С развитием промышленности борьба между юнкерами и буржуазией была оттеснена на задний план борьбой между буржуазией и рабочим классом, так что в общественных основах старого государства произошло коренное изменение. Основным условием существования медленно разлагающейся монархии с 1848 года была борьба между дворянством и буржуазией. В тот момент, когда стало необходимо охранять все имущие классы от напора рабочего класса, старая абсолютная монархия должна была перейти к другой форме – бонапартистской монархии.
Пруссия вынуждена была отказаться от остатков феодализма, пожертвовав юнкерством. Всё это происходило в мягкой форме, под «медленным шагом вперёд». Например, знаменитое распределение округов уничтожало феодальные привилегии отдельного юнкера на его землю, но восстанавливало их в виде особых прав для крупных землевладельцев. Старопрусский юнкер насильственно превращался в подобие английского скаира, и ему было нечего возражать.
Таким образом, прусская буржуазная революция, начавшись в 1808–1813 годах и продвинувшись в 1848 году, к концу XIX века завершается формой бонапартизма. Если всё пойдёт спокойно, к 1900 году правительство Пруссии окончательно упразднит все феодальные учреждения, и страна достигнет положения, в котором находилась Франция в 1792 году.
Упразднение феодализма – это установление буржуазного строя. В той мере, в какой падают привилегии дворянства, законодательство становится буржуазным. Правительство постепенно реформирует законы в интересах буржуазии, устраняет остатки феодализма, вводит единство монеты, меры и веса, свободу ремесла и передвижения, но сохраняет политическую власть в своих руках. Буржуазия, хотя прекрасно понимает сущность дела, соглашается на этот обман из страха перед пролетариатом.
Если в политической области буржуазия проявляет слабость, то в промышленной и коммерческой сфере она действует решительно.
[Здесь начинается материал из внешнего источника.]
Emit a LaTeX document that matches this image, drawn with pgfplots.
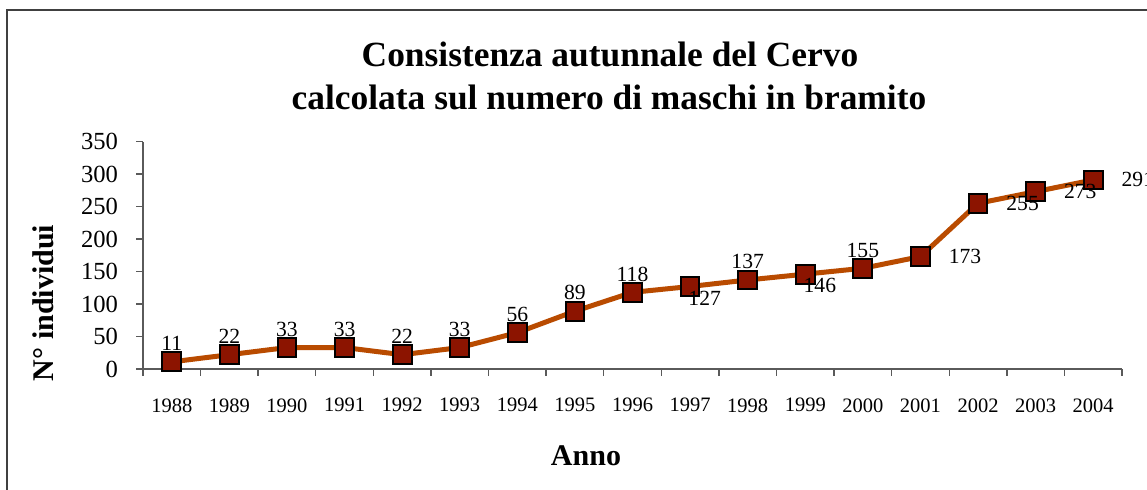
\documentclass[border=0pt]{standalone}
\usepackage{fontspec}
\setmainfont{Liberation Serif}
\usepackage{pgfplots}
\pgfplotsset{compat=1.18}
\definecolor{linec}{RGB}{185,75,0}
\definecolor{markc}{RGB}{140,20,0}
\definecolor{axc}{RGB}{90,90,90}
\pgfplotstableread{
x y
0 11
1 22
2 33
3 33
4 22
5 33
6 56
7 89
8 118
9 127
10 137
11 146
12 155
13 173
14 255
15 273
16 291
}\datatab
\begin{document}
\begin{tikzpicture}
\useasboundingbox (0bp,0bp) rectangle (573.5bp,245bp);
\draw[black!75, line width=1bp] (3.5bp,-5bp) -- (3.5bp,240bp) -- (580bp,240bp);
\node[font=\fontsize{17.7bp}{20bp}\selectfont\bfseries, anchor=base, inner sep=0pt] at (305bp,211.5bp) {Consistenza autunnale del Cervo};
\node[font=\fontsize{17.7bp}{20bp}\selectfont\bfseries, anchor=base, inner sep=0pt] at (304.5bp,190bp) {calcolata sul numero di maschi in bramito};
\node[font=\fontsize{15bp}{18bp}\selectfont\bfseries, anchor=base, inner sep=0pt] at (293bp,12.5bp) {Anno};
\node[font=\fontsize{15bp}{18bp}\selectfont\bfseries, anchor=base, inner sep=0pt, rotate=90] at (26.5bp,93.5bp) {N° individui};
\begin{axis}[
  at={(71.5bp,60.5bp)}, anchor=south west,
  scale only axis, width=489.5bp, height=113.7bp,
  xmin=-0.5, xmax=16.5, ymin=0, ymax=350,
  axis x line*=bottom, axis y line*=left,
  axis line style={draw=axc, line width=0.7bp},
  tick style={draw=axc, line width=0.7bp},
  tick align=outside, major tick length=3.5bp,
  xtick={-0.5,0.5,1.5,2.5,3.5,4.5,5.5,6.5,7.5,8.5,9.5,10.5,11.5,12.5,13.5,14.5,15.5,16.5},
  x tick label as interval,
  xticklabels={1988,1989,1990,1991,1992,1993,1994,1995,1996,1997,1998,1999,2000,2001,2002,2003,2004},
  ytick={0,50,...,350},
  /pgf/number format/assume math mode=true,
  xticklabel style={font=\fontsize{10.25bp}{12bp}\selectfont, anchor=north, inner sep=0pt, yshift=-11bp},
  yticklabel style={font=\fontsize{12.3bp}{14bp}\selectfont, anchor=east, inner sep=0pt, xshift=-8.8bp},
  clip=false,
]
\addplot[color=linec, line width=2.5bp, mark=square*, mark size=4.7bp,
  mark options={fill=markc, draw=black, line width=1bp}] table[x=x,y=y] {\datatab};
% labels above
\addplot[draw=none, mark=none, nodes near coords,
  every node near coord/.style={font=\fontsize{10.8bp}{12bp}\selectfont, anchor=south, inner sep=0pt, yshift=5.3bp}]
  coordinates {(0,11) (1,22) (2,33) (3,33) (4,22) (5,33) (6,56) (7,89) (8,118) (10,137) (12,155)};
% labels below
\addplot[draw=none, mark=none, nodes near coords,
  every node near coord/.style={font=\fontsize{10.8bp}{12bp}\selectfont, anchor=north west, inner sep=0pt, xshift=-1bp, yshift=-2bp}]
  coordinates {(9,127) (11,146)};
% labels right
\addplot[draw=none, mark=none, nodes near coords,
  every node near coord/.style={font=\fontsize{10.8bp}{12bp}\selectfont, anchor=west, inner sep=0pt, xshift=14bp}]
  coordinates {(13,173) (14,255) (15,273) (16,291)};
\end{axis}
\end{tikzpicture}
\end{document}
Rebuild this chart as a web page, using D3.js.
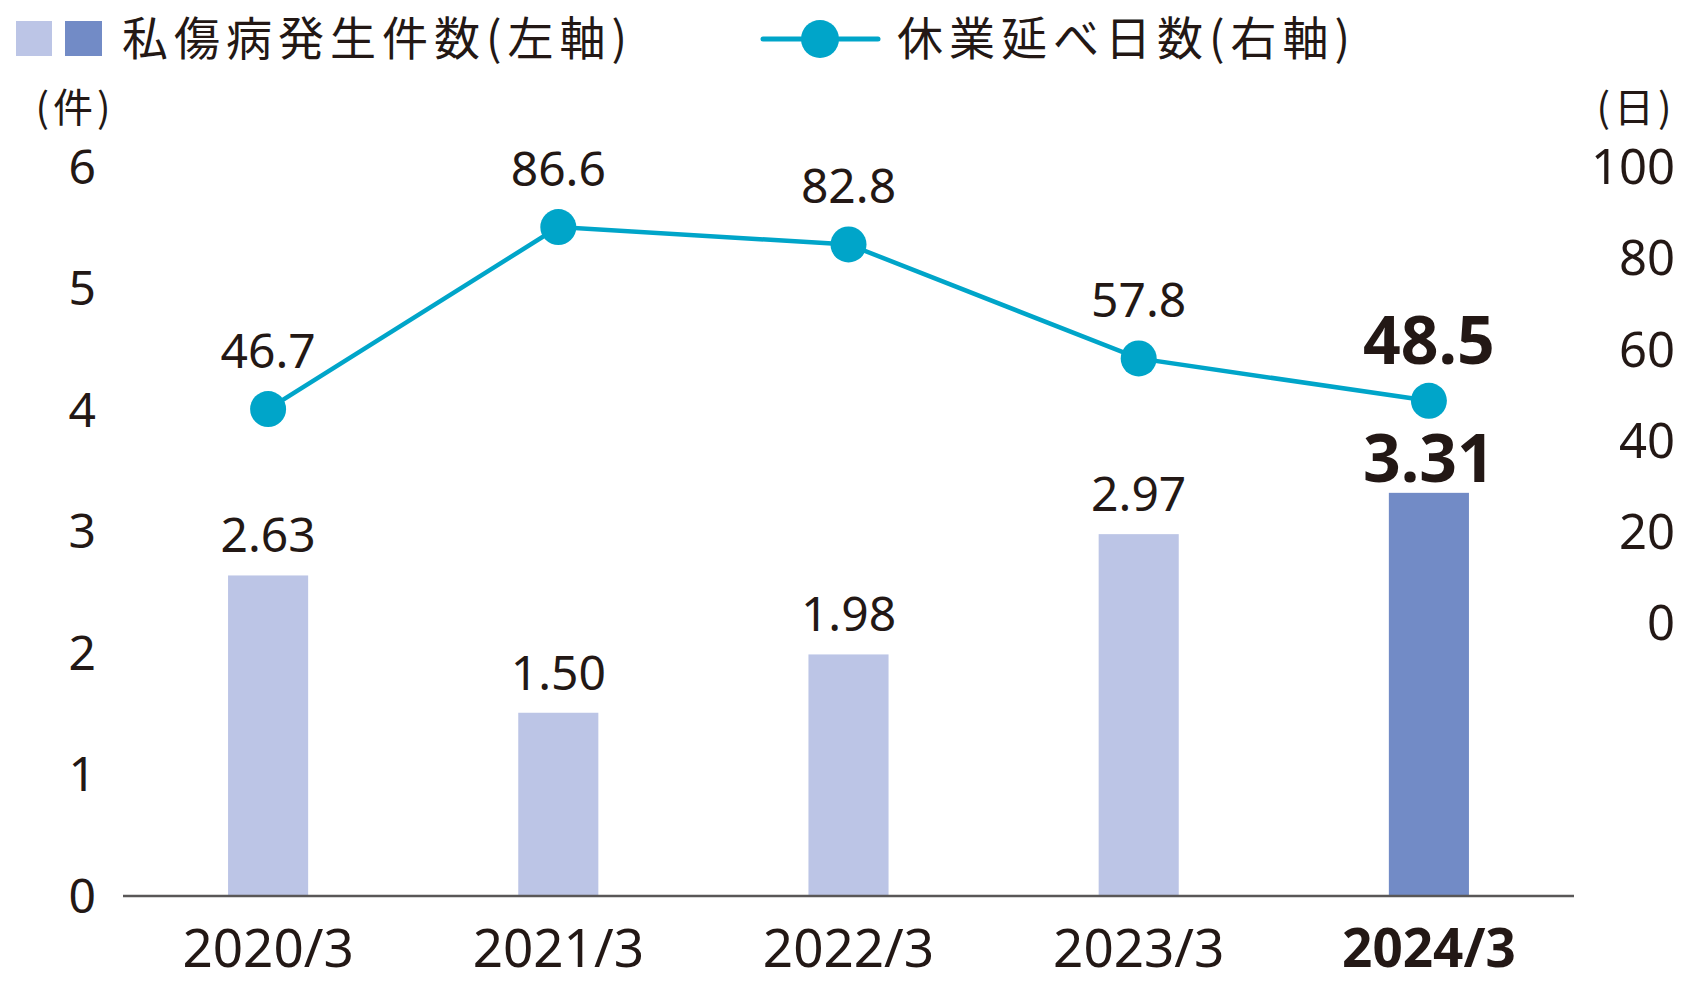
<!DOCTYPE html>
<html lang="ja">
<head>
<meta charset="utf-8">
<title>私傷病発生件数・休業延べ日数</title>
<script src="https://cdn.jsdelivr.net/npm/d3@7"></script>
<style>
  body { margin: 0; background: #fff; }
  svg text { font-family: "Noto Sans CJK JP", "Noto Sans", sans-serif; fill: #231815; }
  svg text.num { font-family: "Noto Sans", "Noto Sans CJK JP", sans-serif; }
</style>
</head>
<body>
<script>
// data
var years = ["2020/3", "2021/3", "2022/3", "2023/3", "2024/3"];
var cases = [2.63, 1.50, 1.98, 2.97, 3.31];
var caseLabels = ["2.63", "1.50", "1.98", "2.97", "3.31"];
var days = [46.7, 86.6, 82.8, 57.8, 48.5];
var dayLabels = ["46.7", "86.6", "82.8", "57.8", "48.5"];
var leftTicks = [0, 1, 2, 3, 4, 5, 6];
var rightTicks = [0, 20, 40, 60, 80, 100];

var W = 1699, H = 985;
var light = "#bcc5e6", dark = "#728bc6", lineCol = "#00a5c9";

var svg = d3.select("body").append("svg").attr("width", W).attr("height", H);

var x = d3.scaleBand().domain(years).range([123, 1574])
    .paddingInner(0.724).paddingOuter(0.362);
var yL = d3.scaleLinear().domain([0, 6]).range([895, 166]);
var yR = d3.scaleLinear().domain([0, 100]).range([622, 166]);
var last = years.length - 1;

// bars
svg.selectAll("rect.bar").data(cases).enter().append("rect")
    .attr("class", "bar")
    .attr("x", function (d, i) { return x(years[i]); })
    .attr("width", x.bandwidth())
    .attr("y", function (d) { return yL(d); })
    .attr("height", function (d) { return yL(0) - yL(d); })
    .attr("fill", function (d, i) { return i == last ? dark : light; });

// baseline
svg.append("line").attr("x1", 123).attr("x2", 1574)
    .attr("y1", yL(0) + 1).attr("y2", yL(0) + 1)
    .attr("stroke", "#595757").attr("stroke-width", 2.5);

// left axis
var axL = svg.append("g").attr("transform", "translate(96,0)")
    .call(d3.axisLeft(yL).tickValues(leftTicks).tickFormat(d3.format("d")).tickSize(0).tickPadding(0));
axL.select(".domain").remove();
axL.selectAll("text").attr("class", "num").style("font-size", "48px").attr("dy", "0.36em");

// right axis
var axR = svg.append("g").attr("transform", "translate(1675,0)")
    .call(d3.axisLeft(yR).tickValues(rightTicks).tickSize(0).tickPadding(0));
axR.select(".domain").remove();
axR.selectAll("text").attr("class", "num").style("font-size", "49px").attr("dy", "0.36em");

// x axis labels
var axX = svg.append("g").attr("transform", "translate(0," + (yL(0) + 1) + ")")
    .call(d3.axisBottom(x).tickSize(0).tickPadding(0));
axX.select(".domain").remove();
axX.selectAll("text").attr("class", "num").attr("dy", null).attr("y", 71)
    .style("font-size", "53px")
    .style("font-weight", function (d, i) { return i == last ? "bold" : "normal"; });

// unit labels
svg.append("text").attr("x", 75).attr("y", 122).attr("text-anchor", "middle")
    .style("font-size", "40px").style("letter-spacing", "4px").text("(件)");
svg.append("text").attr("x", 1636).attr("y", 122).attr("text-anchor", "middle")
    .style("font-size", "40px").style("letter-spacing", "4px").text("(日)");

// bar value labels
svg.selectAll("text.cv").data(cases).enter().append("text")
    .attr("class", "num")
    .attr("x", function (d, i) { return x(years[i]) + x.bandwidth() / 2; })
    .attr("y", function (d, i) { return yL(d) - (i == last ? 11 : 23); })
    .attr("text-anchor", "middle")
    .style("font-size", function (d, i) { return i == last ? "66px" : "48px"; })
    .style("font-weight", function (d, i) { return i == last ? "bold" : "normal"; })
    .text(function (d, i) { return caseLabels[i]; });

// line
var cx = function (i) { return x(years[i]) + x.bandwidth() / 2; };
var line = d3.line().x(function (d, i) { return cx(i); }).y(function (d) { return yR(d); });
svg.append("path").datum(days).attr("d", line)
    .attr("fill", "none").attr("stroke", lineCol).attr("stroke-width", 4.5);
svg.selectAll("circle.pt").data(days).enter().append("circle")
    .attr("class", "pt")
    .attr("cx", function (d, i) { return cx(i); })
    .attr("cy", function (d) { return yR(d); })
    .attr("r", 18).attr("fill", lineCol);

svg.selectAll("text.dv").data(days).enter().append("text")
    .attr("class", "num")
    .attr("x", function (d, i) { return cx(i); })
    .attr("y", function (d, i) { return yR(d) - (i == last ? 37 : 41); })
    .attr("text-anchor", "middle")
    .style("font-size", function (d, i) { return i == last ? "66px" : "48px"; })
    .style("font-weight", function (d, i) { return i == last ? "bold" : "normal"; })
    .text(function (d, i) { return dayLabels[i]; });

// legend
svg.append("rect").attr("x", 16).attr("y", 21).attr("width", 36).attr("height", 35).attr("fill", light);
svg.append("rect").attr("x", 65).attr("y", 21).attr("width", 37).attr("height", 35).attr("fill", dark);
svg.append("text").attr("x", 122).attr("y", 55)
    .style("font-size", "46px").style("letter-spacing", "6px")
    .text("私傷病発生件数(左軸)");
svg.append("line").attr("x1", 763).attr("x2", 878).attr("y1", 39).attr("y2", 39)
    .attr("stroke", lineCol).attr("stroke-width", 5).attr("stroke-linecap", "round");
svg.append("circle").attr("cx", 820).attr("cy", 39).attr("r", 19).attr("fill", lineCol);
svg.append("text").attr("x", 897).attr("y", 55)
    .style("font-size", "46px").style("letter-spacing", "6px")
    .text("休業延べ日数(右軸)");
</script>
</body>
</html>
Расцвет промышленности и торговли в Рейне и Вестфалии с 1869 года напоминает расцвет промышленности в английских фабричных округах начала XIX века. У нас есть крупная промышленность, современная буржуазия, но также реальный пролетариат.
В глазах будущего исследователя события 1869–1874 годов будут иметь меньше значения, чем спокойное, но постоянное развитие немецкого пролетариата. В 1870 году немецкие рабочие стояли перед тяжелым испытанием: бонапартистская провокация войны и всеобщий национальный энтузиазм. Немецкие рабочие-социалисты не поддались на обман, оставались холодными, требовали дешёвого мира и свободы европейского пролетариата.